Una lágrima sobre el polvo
Resulta raro ver tan de cerca, enfrente de uno mismo, la tumba de alguien y tener al futuro muerto no en el hoyo, sino al lado tuyo
Mi amigo Antonio Soto Alcón, además de excelente poeta y narrador –acaba de publicar una novela titulada 'Una mujer pasa por mi calle', que es ... una verdadera delicia–, es un reconocido artista plástico que ha obtenido prestigiosos galardones dentro y fuera de España.

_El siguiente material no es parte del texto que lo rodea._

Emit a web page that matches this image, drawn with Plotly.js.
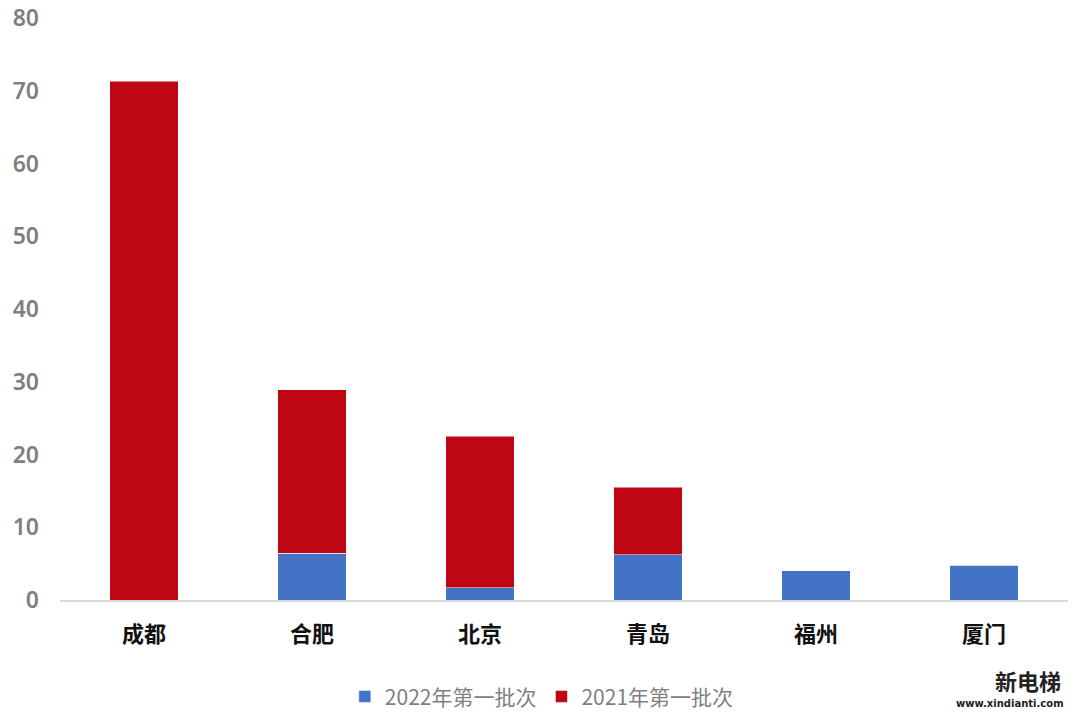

Y, además, es un tío encantador y cachondo –la felicidad le sale por los poros, junto a Dolores, su compañera y su musa, con la que lleva medio siglo–, aunque jamás se le haya oído contar un chiste, ni bueno ni malo.
Hace unas semanas quedamos a comer a mediodía en su pueblo natal, en Librilla, donde la gente le aprecia y le admira por su demostrada generosidad. Antonio me avisó de que no aparcara, que estaría esperándome en la puerta de su casa, con el coche en marcha y que me limitara, sin preguntar nada, a seguirle como un manso y fiel cordero. Y así lo hice, sin replicar siquiera, sin emitir ni una sola queja, que, como cantaba Serrat, la amistad es lo primero.
Poco más de un kilómetro después, por una pequeña carretera recta y poco transitada, aparcamos en una amplia explanada, y, frente a la misma, en todo su esplendor, apareció el cementerio de la localidad, presidido por la figura de su patrón, un gigantesco san Bartolomé que, desde su acorazada vitrina, vigila a los difuntos, aunque no son ellos, precisamente, tan formales siempre, los que cometen fechorías y robos en el camposanto.
«Baja un momento del coche –me dijo Antonio con su inmensa pachorra, como si me hubiera conducido a la sala de Velázquez del Museo del Prado– que te voy a enseñar mi tumba». Dicho y hecho, ante mi cara de circunstancias e incredulidad mal disimulada.
Antonio, que anda ya por los setenta, no presenta un mal aspecto que digamos, goza de una envidiable buena salud y, sospecho, no tiene ningunas ganas de morirse. Y si lo hace algún día, será contra su voluntad. Sin embargo, insiste en que siempre hay que estar preparado para lo peor. Y que la mejor defensa es un buen ataque. Morirse rápido y mal puede llevar consigo que te aparquen en uno de esos nichos municipales de poca monta que, unos años antes, podía haber albergado otro cadáver que nada tiene que ver con uno, ni siquiera como pariente lejano. Podría tratarse, incluso, con un poco de mala suerte, del fiambre de un vecino pesado y hostil al que nunca has soportado y cuyos restos han ido finalmente a parar al osario sin que nadie se atreva a reclamarlos. Triste final, pues también hay muerte para la muerte, como dejó escrito Ramón Gómez de la Serna.
Todo esto lo vengo a decir porque resulta raro y un tanto excéntrico ver tan de cerca, enfrente de uno mismo, la tumba de alguien –'en la casa y en la fosa, reza el refrán, el hombre vive y reposa'– y tener al futuro muerto no en el hoyo, sino al lado tuyo, codo con codo, hablándote a la cara, más vivo que nunca, contemplado con ojos chispeantes su propia y eterna morada. Pero tampoco deja de ser un acto simpático y valiente jugársela a la Parca, demostrarle que uno está preparado para lo que ha de venir y que nadie puede remediar, que lo del Más Allá no te asusta, y que, después de todo, 'pulvis es, et in pulverem reverteris', como se apostilla, con tan mala leche, en el 'Génesis'.
Y así como estábamos, durante esos segundos de silencio por los que desfilaron unos cuantos ángeles, no pude evitar recordar unas palabras del perverso y pendenciero poeta romántico Lord Byron, que tenía la costumbre de visitar los más bonitos cementerios ingleses en busca de inspiración: «Cuando pases por la tumba donde mis cenizas se consumen, humedece su polvo con una lágrima». Amén.